No, no. It gets worse.

Once I found out the interesting fact that "Get Back" was the first stereo single in the U.S. (April 11, 1969) and "The Ballad of John and Yoko" was the first in the U.K. (May 30th, 1969), I realized that this would be a changing fact at some point, and only a certain number of the tracks would follow this 'rule' I'd stupidly created.

So, from there, I worked along until I hit the interesting point: Magical Mystery Tour.

Now, in the U.K., Magical Mystery Tour was just an EP, which meant it was shorter than an album but longer than a single (to simplify things as much as possible), and only contained "Magical Mystery Tour," "The Fool on the Hill," "Flying," "Blue Jay Way," "Your Mother Should Know," and "I Am the Walrus." In the U.S., it was combined with the "All You Need Is Love" single (including its B-side, "Baby You're a Rich Man"), the "Strawberry Fields Forever"/"Penny Lane" double A-side, and "Hello Goodbye" (which had, as its B-side "I Am the Walrus" which was already on the EP).

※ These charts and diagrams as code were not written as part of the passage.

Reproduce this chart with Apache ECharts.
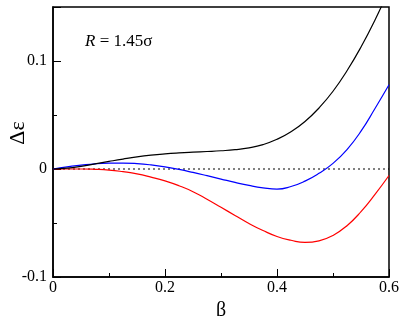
<!DOCTYPE html>
<html>
<head>
<meta charset="utf-8">
<script src="https://cdn.jsdelivr.net/npm/echarts@6/dist/echarts.min.js"></script>
<style>
  html, body { margin: 0; padding: 0; background: #fff; }
  #chart { width: 403px; height: 316px; }
</style>
</head>
<body>
<div id="chart"></div>
<script>
// beta values (x) and the three energy-difference curves
var betaValues = [0, 0.025, 0.05, 0.075, 0.1, 0.125, 0.15, 0.175, 0.2, 0.225, 0.25, 0.275, 0.3,
                  0.325, 0.35, 0.375, 0.4, 0.425, 0.45, 0.475, 0.5, 0.525, 0.55, 0.575, 0.6];
var blackCurve = [0, 0.0008, 0.0025, 0.0047, 0.007, 0.0092, 0.0112, 0.0128, 0.014, 0.0149, 0.0156, 0.0162, 0.0169,
                  0.0179, 0.0196, 0.0226, 0.0275, 0.0345, 0.044, 0.0565, 0.072, 0.091, 0.113, 0.138, 0.166];
var blueCurve  = [0, 0.002, 0.0035, 0.0048, 0.0054, 0.0055, 0.005, 0.0038, 0.002, -0.0004, -0.0032, -0.0062, -0.0093,
                  -0.0124, -0.0152, -0.0174, -0.0186, -0.0162, -0.0112, -0.004, 0.0052, 0.018, 0.035, 0.056, 0.078];
var redCurve   = [0, 0, 0, -0.0003, -0.001, -0.0025, -0.0045, -0.0075, -0.011, -0.0155, -0.021, -0.028, -0.0355,
                  -0.043, -0.0505, -0.057, -0.0625, -0.066, -0.068, -0.0665, -0.0615, -0.0525, -0.0395, -0.0235, -0.006];
var xTicks = [0, 0.2, 0.4, 0.6];
var yTicks = [-0.1, 0, 0.1];
var zeroLine = [[0, 0], [0.6, 0]];

function pairs(ys) {
    return betaValues.map(function (b, i) { return [b, ys[i]]; });
}

var serif = 'Liberation Serif';
var chart = echarts.init(document.getElementById('chart'));

chart.setOption({
    animation: false,
    backgroundColor: '#fff',
    grid: {
        left: 53, right: 14, top: 7, bottom: 39,
        outerBoundsMode: 'none', containLabel: false,
        show: true, borderColor: '#000', borderWidth: 1.5
    },
    xAxis: {
        type: 'value',
        min: 0, max: 0.6, interval: 0.2,
        axisLine: { show: true, onZero: false, lineStyle: { color: '#000', width: 1.5 } },
        axisTick: { inside: true, length: 8, lineStyle: { color: '#000' } },
        minorTick: { show: true, splitNumber: 2, length: 4, lineStyle: { color: '#000' } },
        splitLine: { show: false },
        axisLabel: {
            color: '#000', fontFamily: serif, fontSize: 16, margin: 3,
            formatter: function (v) { var r = +v.toFixed(2); return xTicks.indexOf(r) >= 0 ? String(r) : ''; }
        },
        name: 'β', nameLocation: 'middle', nameGap: 20,
        nameTextStyle: { color: '#000', fontFamily: serif, fontSize: 20 }
    },
    yAxis: {
        type: 'value',
        min: -0.1, max: 0.15, interval: 0.1,
        axisLine: { show: true, onZero: false, lineStyle: { color: '#000', width: 1.5 } },
        axisTick: { inside: true, length: 8, lineStyle: { color: '#000' } },
        minorTick: { show: true, splitNumber: 2, length: 4, lineStyle: { color: '#000' } },
        splitLine: { show: false },
        axisLabel: {
            color: '#000', fontFamily: serif, fontSize: 16, margin: 6,
            showMaxLabel: false,
            formatter: function (v) { var r = +v.toFixed(2); return yTicks.indexOf(r) >= 0 ? String(r) : ''; }
        }
    },
    graphic: [
        {
            type: 'text', x: 85, y: 42,
            style: {
                text: '{i|R} = 1.45σ',
                fill: '#000', font: '17px "Liberation Serif"', verticalAlign: 'middle',
                rich: { i: { fontStyle: 'italic', fontFamily: serif, fontSize: 17 } }
            }
        },
        {
            type: 'text', x: 18, y: 133, rotation: Math.PI / 2,
            style: {
                text: 'Δε', fill: '#000', font: '22px "Liberation Serif"',
                align: 'center', verticalAlign: 'middle'
            }
        }
    ],
    series: [
        {
            type: 'line', data: zeroLine, symbol: 'none', silent: true,
            lineStyle: { color: '#000', width: 1, type: [2, 3] }
        },
        {
            type: 'line', data: pairs(redCurve), symbol: 'none', smooth: 0.5,
            lineStyle: { color: '#ff0000', width: 1.2 }
        },
        {
            type: 'line', data: pairs(blueCurve), symbol: 'none', smooth: 0.5,
            lineStyle: { color: '#0000ff', width: 1.2 }
        },
        {
            type: 'line', data: pairs(blackCurve), symbol: 'none', smooth: 0.5, clip: true,
            lineStyle: { color: '#000', width: 1.2 }
        }
    ]
});
</script>
</body>
</html>
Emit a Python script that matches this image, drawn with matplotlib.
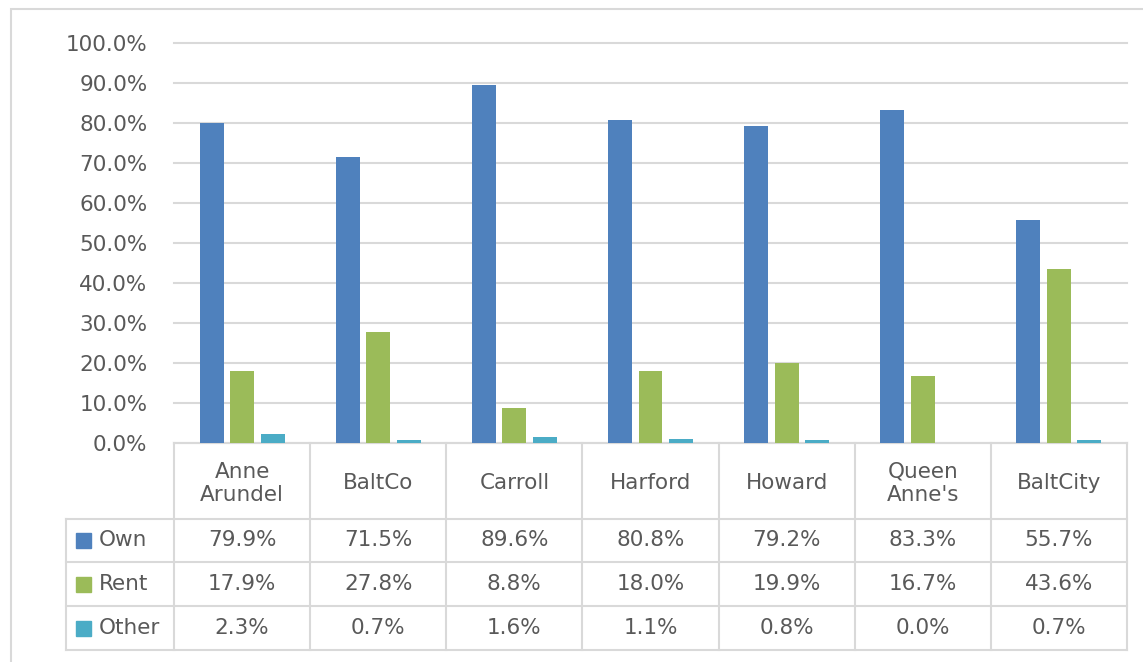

So now I had an interesting point: technically, this meant those five songs were released at around that date with stereo mixes, just not as singles. So, now, those three singles, because I'm ridiculous, have the cover art for the American album version of Magical Mystery Tour (which expands upon the original art with a patterned yellow and blue border, and pink-on-white lettering listing the track titles).



Is this important?
No, not really. But this gives you an insight into just how ridiculous I can be about these things. Luckily, separating out "not originally released in mono at all" from playlists to have an even mix of 'appropriate mixes for chronology' is not on my list of things to do. I can tell the program I use--Media Monkey--to exclude tracks, albums, etc that include "Mono" (as I've labeled them appropriately) and stick to stereo (and make a separate list for pure mono, which I've done, and just requiring that it does contain the word, instead). But picking tracks here and there would be eight kinds of headache.

Anyway, there's your little window into what I do with my free time. What, more importantly (and, perhaps, terrifyingly), I enjoy doing with it.